→ Exercise directions: Leave the pictures out and quote every line from the start of the listing to the line with "const yBMin = 0, yBMax = 15, yBStep = 3;", inclusive.

→ Data block:
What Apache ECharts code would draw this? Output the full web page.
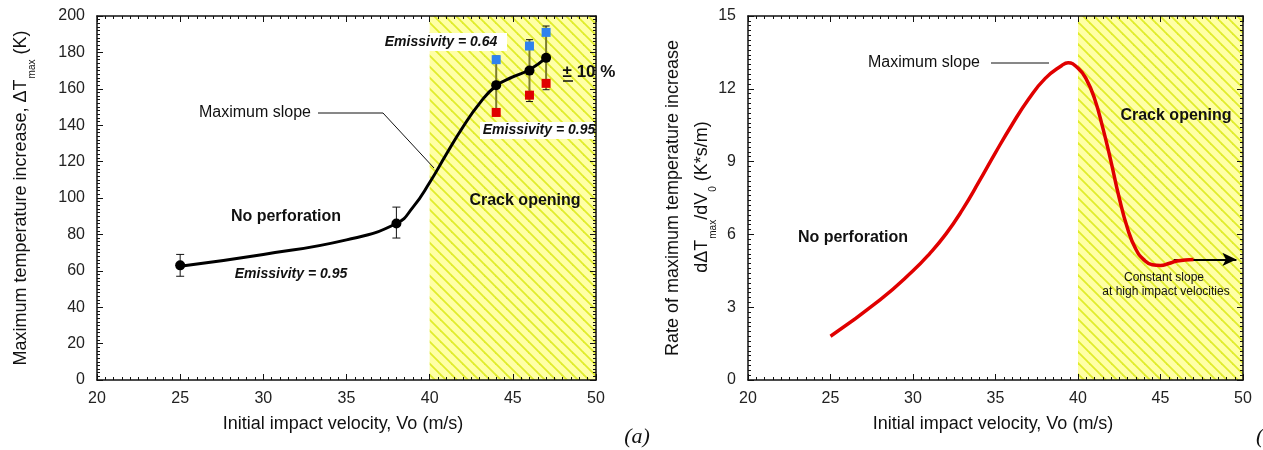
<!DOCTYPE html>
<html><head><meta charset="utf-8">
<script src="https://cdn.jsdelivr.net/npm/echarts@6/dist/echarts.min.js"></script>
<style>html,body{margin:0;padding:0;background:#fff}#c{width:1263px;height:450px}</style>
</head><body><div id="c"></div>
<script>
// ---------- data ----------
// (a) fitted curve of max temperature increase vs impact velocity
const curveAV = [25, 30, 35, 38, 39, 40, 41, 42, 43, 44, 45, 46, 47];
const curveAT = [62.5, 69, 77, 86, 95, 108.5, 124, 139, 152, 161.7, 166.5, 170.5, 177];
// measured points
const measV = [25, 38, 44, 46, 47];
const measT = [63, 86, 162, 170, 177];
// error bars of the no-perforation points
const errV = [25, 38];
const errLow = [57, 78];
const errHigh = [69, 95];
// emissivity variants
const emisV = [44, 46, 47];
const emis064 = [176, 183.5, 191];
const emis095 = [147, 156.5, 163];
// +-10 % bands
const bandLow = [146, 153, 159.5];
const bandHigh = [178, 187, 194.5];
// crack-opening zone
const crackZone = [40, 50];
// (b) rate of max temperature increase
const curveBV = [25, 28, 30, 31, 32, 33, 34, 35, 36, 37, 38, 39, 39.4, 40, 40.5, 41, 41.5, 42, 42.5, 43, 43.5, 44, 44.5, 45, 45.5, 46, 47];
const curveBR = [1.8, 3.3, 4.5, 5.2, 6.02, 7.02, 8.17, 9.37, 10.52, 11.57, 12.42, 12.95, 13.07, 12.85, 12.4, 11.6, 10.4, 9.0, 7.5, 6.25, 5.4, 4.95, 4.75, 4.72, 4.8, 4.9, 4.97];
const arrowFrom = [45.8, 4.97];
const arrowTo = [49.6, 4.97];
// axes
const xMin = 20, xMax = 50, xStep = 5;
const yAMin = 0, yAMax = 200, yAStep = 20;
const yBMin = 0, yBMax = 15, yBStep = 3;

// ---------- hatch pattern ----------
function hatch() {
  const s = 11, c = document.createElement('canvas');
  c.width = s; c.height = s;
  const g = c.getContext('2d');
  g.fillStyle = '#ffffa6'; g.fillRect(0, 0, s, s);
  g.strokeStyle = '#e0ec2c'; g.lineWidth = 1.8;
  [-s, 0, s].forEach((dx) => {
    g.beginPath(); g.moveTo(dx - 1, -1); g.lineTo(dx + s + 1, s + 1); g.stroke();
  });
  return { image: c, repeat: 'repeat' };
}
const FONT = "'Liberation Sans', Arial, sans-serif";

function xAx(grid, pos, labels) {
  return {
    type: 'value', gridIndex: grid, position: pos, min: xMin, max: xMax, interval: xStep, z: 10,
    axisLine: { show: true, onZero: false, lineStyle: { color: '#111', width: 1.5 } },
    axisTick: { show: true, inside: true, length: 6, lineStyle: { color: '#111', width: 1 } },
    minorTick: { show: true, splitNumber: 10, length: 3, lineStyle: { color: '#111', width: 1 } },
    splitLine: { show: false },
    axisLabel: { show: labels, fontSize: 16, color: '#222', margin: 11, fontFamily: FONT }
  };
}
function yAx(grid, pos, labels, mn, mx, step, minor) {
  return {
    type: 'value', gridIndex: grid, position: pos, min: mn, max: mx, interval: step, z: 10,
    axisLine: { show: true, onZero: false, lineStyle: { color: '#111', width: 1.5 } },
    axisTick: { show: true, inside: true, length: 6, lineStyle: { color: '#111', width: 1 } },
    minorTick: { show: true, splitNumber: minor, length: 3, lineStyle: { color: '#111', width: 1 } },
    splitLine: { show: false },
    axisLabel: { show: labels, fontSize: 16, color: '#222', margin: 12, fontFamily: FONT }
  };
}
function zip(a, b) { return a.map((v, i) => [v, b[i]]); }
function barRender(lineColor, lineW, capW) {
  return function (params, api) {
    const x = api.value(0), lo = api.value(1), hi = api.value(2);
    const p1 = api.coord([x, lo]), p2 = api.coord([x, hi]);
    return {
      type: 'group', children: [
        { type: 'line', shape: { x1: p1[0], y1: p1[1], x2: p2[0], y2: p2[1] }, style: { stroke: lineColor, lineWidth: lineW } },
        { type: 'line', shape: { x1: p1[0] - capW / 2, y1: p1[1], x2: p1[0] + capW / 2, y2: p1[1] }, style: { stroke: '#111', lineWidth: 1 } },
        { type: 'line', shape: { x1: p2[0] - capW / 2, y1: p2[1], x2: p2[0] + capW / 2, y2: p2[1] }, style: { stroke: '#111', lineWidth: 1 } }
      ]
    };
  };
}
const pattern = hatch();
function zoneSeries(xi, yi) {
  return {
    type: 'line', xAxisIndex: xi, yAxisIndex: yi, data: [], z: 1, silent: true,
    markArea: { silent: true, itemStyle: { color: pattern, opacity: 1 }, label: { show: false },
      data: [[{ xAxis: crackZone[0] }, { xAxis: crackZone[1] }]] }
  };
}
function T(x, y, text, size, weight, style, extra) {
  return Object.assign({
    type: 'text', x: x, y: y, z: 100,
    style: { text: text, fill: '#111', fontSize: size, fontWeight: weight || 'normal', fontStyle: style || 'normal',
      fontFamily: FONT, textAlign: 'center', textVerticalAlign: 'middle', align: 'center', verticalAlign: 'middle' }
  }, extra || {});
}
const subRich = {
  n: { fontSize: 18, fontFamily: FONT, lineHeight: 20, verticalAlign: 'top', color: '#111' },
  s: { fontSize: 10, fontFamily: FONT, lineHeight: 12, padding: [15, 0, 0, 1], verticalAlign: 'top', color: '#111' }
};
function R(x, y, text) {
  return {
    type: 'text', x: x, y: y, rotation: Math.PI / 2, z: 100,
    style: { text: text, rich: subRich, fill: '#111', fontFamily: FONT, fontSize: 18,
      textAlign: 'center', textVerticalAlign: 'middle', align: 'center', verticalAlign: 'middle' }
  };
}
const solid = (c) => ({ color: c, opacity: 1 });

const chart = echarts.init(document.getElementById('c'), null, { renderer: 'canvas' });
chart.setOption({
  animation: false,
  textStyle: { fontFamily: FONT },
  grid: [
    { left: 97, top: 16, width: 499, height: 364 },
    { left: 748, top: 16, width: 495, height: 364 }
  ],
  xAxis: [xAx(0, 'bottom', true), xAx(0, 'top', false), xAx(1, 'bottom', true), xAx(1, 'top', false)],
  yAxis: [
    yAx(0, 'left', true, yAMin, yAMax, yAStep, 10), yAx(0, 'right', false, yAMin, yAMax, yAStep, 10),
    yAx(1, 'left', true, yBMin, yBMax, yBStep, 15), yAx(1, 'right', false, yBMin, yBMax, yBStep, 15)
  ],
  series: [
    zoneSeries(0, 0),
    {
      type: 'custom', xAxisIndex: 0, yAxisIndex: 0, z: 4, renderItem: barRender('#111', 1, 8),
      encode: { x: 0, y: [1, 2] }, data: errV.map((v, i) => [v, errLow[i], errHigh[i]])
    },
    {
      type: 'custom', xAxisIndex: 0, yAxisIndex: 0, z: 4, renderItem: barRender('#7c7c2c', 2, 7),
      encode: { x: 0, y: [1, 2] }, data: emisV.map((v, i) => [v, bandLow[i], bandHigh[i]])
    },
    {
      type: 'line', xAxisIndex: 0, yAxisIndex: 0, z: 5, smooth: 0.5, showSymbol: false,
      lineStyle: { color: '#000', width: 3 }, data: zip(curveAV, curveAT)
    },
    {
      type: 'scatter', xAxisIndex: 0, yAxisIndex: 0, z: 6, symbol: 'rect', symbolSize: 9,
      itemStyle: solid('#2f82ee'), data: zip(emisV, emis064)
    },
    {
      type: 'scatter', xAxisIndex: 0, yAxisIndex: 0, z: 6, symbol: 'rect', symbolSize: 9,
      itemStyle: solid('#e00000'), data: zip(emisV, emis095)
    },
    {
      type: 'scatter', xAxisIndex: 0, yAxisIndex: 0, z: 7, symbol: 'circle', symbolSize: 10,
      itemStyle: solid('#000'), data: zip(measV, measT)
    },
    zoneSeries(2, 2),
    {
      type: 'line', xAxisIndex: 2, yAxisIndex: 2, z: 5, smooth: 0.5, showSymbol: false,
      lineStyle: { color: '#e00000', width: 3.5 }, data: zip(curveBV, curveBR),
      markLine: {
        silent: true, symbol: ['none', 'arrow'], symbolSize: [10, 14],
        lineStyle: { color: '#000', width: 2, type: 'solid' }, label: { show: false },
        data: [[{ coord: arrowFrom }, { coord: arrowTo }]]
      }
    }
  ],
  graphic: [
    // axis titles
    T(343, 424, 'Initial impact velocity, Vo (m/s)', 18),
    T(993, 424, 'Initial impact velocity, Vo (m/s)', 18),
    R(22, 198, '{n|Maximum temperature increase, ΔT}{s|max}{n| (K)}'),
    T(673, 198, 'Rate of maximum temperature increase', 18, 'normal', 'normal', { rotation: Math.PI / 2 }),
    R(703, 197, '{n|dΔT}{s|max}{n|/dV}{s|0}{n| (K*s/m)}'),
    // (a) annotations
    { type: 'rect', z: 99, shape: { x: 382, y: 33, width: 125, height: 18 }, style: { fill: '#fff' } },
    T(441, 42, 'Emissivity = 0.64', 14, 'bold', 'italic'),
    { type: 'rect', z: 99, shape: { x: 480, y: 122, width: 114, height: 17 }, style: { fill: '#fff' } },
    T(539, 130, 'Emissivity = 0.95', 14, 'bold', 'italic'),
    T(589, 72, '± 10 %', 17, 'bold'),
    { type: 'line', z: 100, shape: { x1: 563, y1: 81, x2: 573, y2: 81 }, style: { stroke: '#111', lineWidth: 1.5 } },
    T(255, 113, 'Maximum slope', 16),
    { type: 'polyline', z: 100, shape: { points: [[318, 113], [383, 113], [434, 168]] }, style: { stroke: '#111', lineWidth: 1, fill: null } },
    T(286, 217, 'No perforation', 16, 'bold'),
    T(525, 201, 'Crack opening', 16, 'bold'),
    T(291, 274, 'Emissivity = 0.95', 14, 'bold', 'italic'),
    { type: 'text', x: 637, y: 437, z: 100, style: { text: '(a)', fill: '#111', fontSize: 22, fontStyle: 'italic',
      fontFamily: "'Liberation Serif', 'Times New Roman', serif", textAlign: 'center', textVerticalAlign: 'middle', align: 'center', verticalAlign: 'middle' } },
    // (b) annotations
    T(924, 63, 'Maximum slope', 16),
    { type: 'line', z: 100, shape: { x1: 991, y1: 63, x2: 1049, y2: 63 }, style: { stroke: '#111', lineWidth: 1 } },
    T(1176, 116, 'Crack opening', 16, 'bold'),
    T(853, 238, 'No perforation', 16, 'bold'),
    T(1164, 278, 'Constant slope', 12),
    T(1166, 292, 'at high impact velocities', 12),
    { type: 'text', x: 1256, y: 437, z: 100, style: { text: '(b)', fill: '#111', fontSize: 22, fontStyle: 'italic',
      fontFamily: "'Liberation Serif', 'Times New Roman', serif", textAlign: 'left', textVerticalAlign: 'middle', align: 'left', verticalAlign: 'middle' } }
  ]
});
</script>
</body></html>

→ Complete output:
What Apache ECharts code would draw this? Output the full web page.
<!DOCTYPE html>
<html><head><meta charset="utf-8">
<script src="https://cdn.jsdelivr.net/npm/echarts@6/dist/echarts.min.js"></script>
<style>html,body{margin:0;padding:0;background:#fff}#c{width:1263px;height:450px}</style>
</head><body><div id="c"></div>
<script>
// ---------- data ----------
// (a) fitted curve of max temperature increase vs impact velocity
const curveAV = [25, 30, 35, 38, 39, 40, 41, 42, 43, 44, 45, 46, 47];
const curveAT = [62.5, 69, 77, 86, 95, 108.5, 124, 139, 152, 161.7, 166.5, 170.5, 177];
// measured points
const measV = [25, 38, 44, 46, 47];
const measT = [63, 86, 162, 170, 177];
// error bars of the no-perforation points
const errV = [25, 38];
const errLow = [57, 78];
const errHigh = [69, 95];
// emissivity variants
const emisV = [44, 46, 47];
const emis064 = [176, 183.5, 191];
const emis095 = [147, 156.5, 163];
// +-10 % bands
const bandLow = [146, 153, 159.5];
const bandHigh = [178, 187, 194.5];
// crack-opening zone
const crackZone = [40, 50];
// (b) rate of max temperature increase
const curveBV = [25, 28, 30, 31, 32, 33, 34, 35, 36, 37, 38, 39, 39.4, 40, 40.5, 41, 41.5, 42, 42.5, 43, 43.5, 44, 44.5, 45, 45.5, 46, 47];
const curveBR = [1.8, 3.3, 4.5, 5.2, 6.02, 7.02, 8.17, 9.37, 10.52, 11.57, 12.42, 12.95, 13.07, 12.85, 12.4, 11.6, 10.4, 9.0, 7.5, 6.25, 5.4, 4.95, 4.75, 4.72, 4.8, 4.9, 4.97];
const arrowFrom = [45.8, 4.97];
const arrowTo = [49.6, 4.97];
// axes
const xMin = 20, xMax = 50, xStep = 5;
const yAMin = 0, yAMax = 200, yAStep = 20;
const yBMin = 0, yBMax = 15, yBStep = 3;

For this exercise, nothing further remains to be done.